Life is so hard. It wouldn’t be so bad if we didn’t have to work for everything.

::violin::

I almost cried in my chemistry class tonight. I forced myself to keep it together. Note to self: do not take 9 units, work full time and expect 8 hours of sleep each night. I left in the middle of lecture to take a lap. I managed to convince myself that once I walked back into the room I would understand everything. And you know what? I understood it a lot better when I sat down. The problem with chemistry is that it’s made up. Like Tolkien’s language, it’s documented and everything, but it’s not really real. That’s not science, it’s science fiction.

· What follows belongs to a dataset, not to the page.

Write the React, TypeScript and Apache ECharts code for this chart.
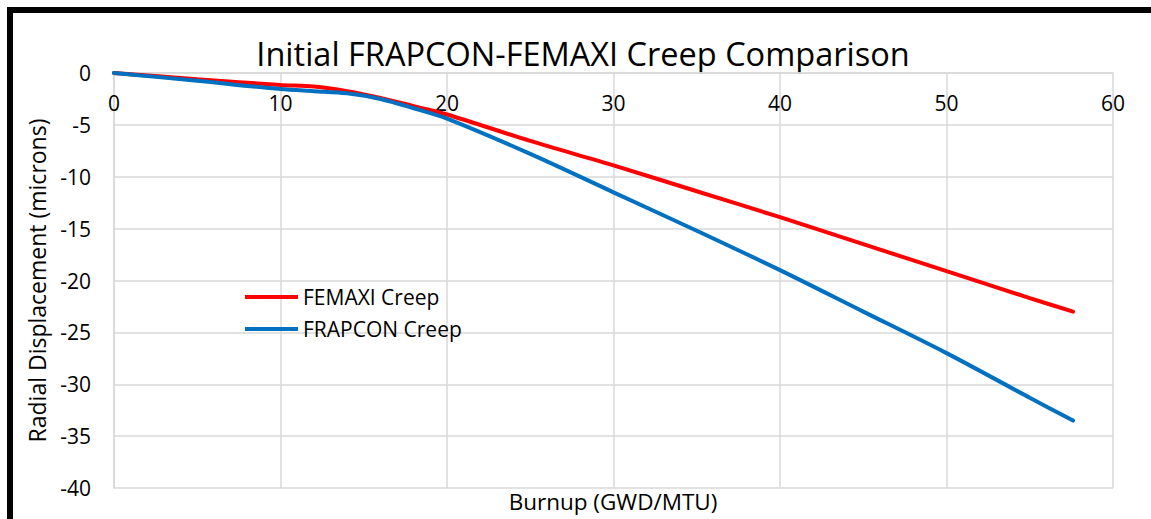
import React, { useEffect, useRef } from "react";
import * as echarts from "echarts";

const burnup = [0, 5, 10, 12, 14, 16, 18, 20, 25, 30, 35, 40, 45, 50, 55, 57.6];
const femaxiCreep = [0, -0.6, -1.15, -1.3, -1.75, -2.4, -3.2, -4.0, -6.55, -8.9, -11.4, -13.9, -16.5, -19.1, -21.7, -23.0];
const frapconCreep = [0, -0.75, -1.55, -1.75, -1.95, -2.5, -3.4, -4.4, -7.8, -11.5, -15.2, -19.0, -23.0, -27.0, -31.3, -33.5];
const seriesNames = ["FEMAXI Creep", "FRAPCON Creep"];
const titleText = "Initial FRAPCON-FEMAXI Creep Comparison";
const xTitle = "Burnup (GWD/MTU)";
const yTitle = "Radial Displacement (microns)";

const FONT = "'Open Sans', sans-serif";

export default function App() {
  const ref = useRef<HTMLDivElement>(null);
  useEffect(() => {
    document.body.style.margin = "0";
    const chart = echarts.init(ref.current!, null, { renderer: "svg" });
    const grid = "#d9d9d9";
    chart.setOption({
      animation: false,
      backgroundColor: "#ffffff",
      grid: { left: 114, right: 38, top: 73, bottom: 31 },
      legend: {
        orient: "vertical",
        left: 240,
        top: 281,
        itemWidth: 53,
        itemHeight: 4,
        itemGap: 10,
        icon: "rect",
        textStyle: { fontFamily: FONT, fontSize: 21, color: "#000", lineHeight: 22 },
        data: seriesNames,
      },
      xAxis: {
        type: "value",
        position: "top",
        min: 0,
        max: 60,
        interval: 10,
        axisLine: { show: true, lineStyle: { color: grid, width: 1.5 } },
        axisTick: { show: false },
        axisLabel: { inside: true, fontFamily: FONT, fontSize: 21, color: "#000", margin: 19 },
        splitLine: { show: true, lineStyle: { color: grid, width: 1.5 } },
      },
      yAxis: {
        type: "value",
        min: -40,
        max: 0,
        interval: 5,
        name: yTitle,
        nameLocation: "middle",
        nameGap: 66,
        nameTextStyle: { fontFamily: FONT, fontSize: 23, color: "#000" },
        axisLine: { show: true, lineStyle: { color: grid, width: 1.5 } },
        axisTick: { show: false },
        axisLabel: { fontFamily: FONT, fontSize: 21, color: "#000", margin: 23 },
        splitLine: { show: true, lineStyle: { color: grid, width: 1.5 } },
      },
      graphic: [
        { type: "rect", left: 7, top: 7, shape: { width: 1144, height: 6 }, style: { fill: "#000" }, z: 100 },
        { type: "rect", left: 7, top: 7, shape: { width: 6, height: 512 }, style: { fill: "#000" }, z: 100 },
        {
          type: "text",
          x: 583,
          y: 53,
          style: { text: titleText, font: `32.5px ${FONT}`, fill: "#000", textAlign: "center", textVerticalAlign: "middle" },
        },
        {
          type: "text",
          x: 613,
          y: 501,
          style: { text: xTitle, font: `22.5px ${FONT}`, fill: "#000", textAlign: "center", textVerticalAlign: "middle" },
        },
      ],
      series: [
        {
          name: seriesNames[0],
          type: "line",
          data: burnup.map((b, i) => [b, femaxiCreep[i]]),
          smooth: 0.3,
          symbol: "none",
          lineStyle: { color: "#ff0000", width: 4, cap: "round" },
          itemStyle: { color: "#ff0000" },
        },
        {
          name: seriesNames[1],
          type: "line",
          data: burnup.map((b, i) => [b, frapconCreep[i]]),
          smooth: 0.3,
          symbol: "none",
          lineStyle: { color: "#0070c0", width: 4, cap: "round" },
          itemStyle: { color: "#0070c0" },
        },
      ],
    });
    return () => chart.dispose();
  }, []);
  return <div ref={ref} style={{ width: 1151, height: 519 }} />;
}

My teacher is kind of a prick too. He doesn’t do test reviews. He plows through a chapter a week and the examples he does on the board are straight from the book. He’ll answer any questions you want, but you have to understand it well enough to have a question. Argh.

Oh, now for the real reason I logged in. I got my hair done in SD last week and my hairdresser told me that the review I wrote of him on Yelp brought him no less than 5 new customers. People were walking in and asking for Fred the cock sling guy by name! So rad. It’s funny when you write stuff on the internet and it gets back to you. When I write I assume no one reads it. It’s more fun that way. Except I do lose sleep over the possibility of my mom reading this. She has a sense of humor but jeebus.

BTW my moms dog is uh-dor-uble. Oh jeez she’s fucking cute. Even when she’s shitting on the carpet she’s cute. She has a little rubber dumbbell she runs around with. Imagine the smallest dog you possibly can. Now imagine it has a red mini dumbbell hanging out of it’s mouth while it runs manically around your feet. It’s what love is made of.

One more thing. Teebs bought our tickets to Canadia today. This summer, a white Mexican girl goes North. A story that will have you laughing. The most heartfelt movie you will see this year. I dunno if you got that that was supposed to be in the movie announcer voice. But yeah Canadia! I’ve never been. I’ve considered a blind emigration. TBU has advised against this. He says it’s all sweaty glasses of lemonade and fun in the lake during the summer but come winter I will be begging to be back in the USSA. He also says that Canadia may have good PR but this North American Union bullfuckingshit just makes it the Northern US.*

TBU also says that it is my bedtime. Just kidding! I am a big girl. Seriously, though he’s right. But we’ll get free health care for our frostbite.

*I don’t call the US “America.” You know why? Because America is a continent/hemispheric designation. If we can be called America, so can Canadia, or Mexico or any individual country in Central or South America. We are not two fucking continents, people. I hate to be the one to tell you. I also hate people who say they “could care less” for similarly observant reasons. I won’t explain that one to you yet. I’m going to let you stew on it and if you still need an explanation in a couple days, fine.

The US/America thing is not only a nitpicky thing, it’s also a Hispanic political thing. Referring the the US as America subtly invalidates the numerous other countries of the Americas, the majority of which, are Latin. I want to go on about how Latin isn’t even a totally accepted designation either, but I can’t. The Millz walks a tight rope of identity every day. Do we all do this? I can’t help but think other people don’t obsess about their self identity vs. cultural identity vs. social identity. Another day, another post. The Teebs was right, it’s getting close to my bedtime.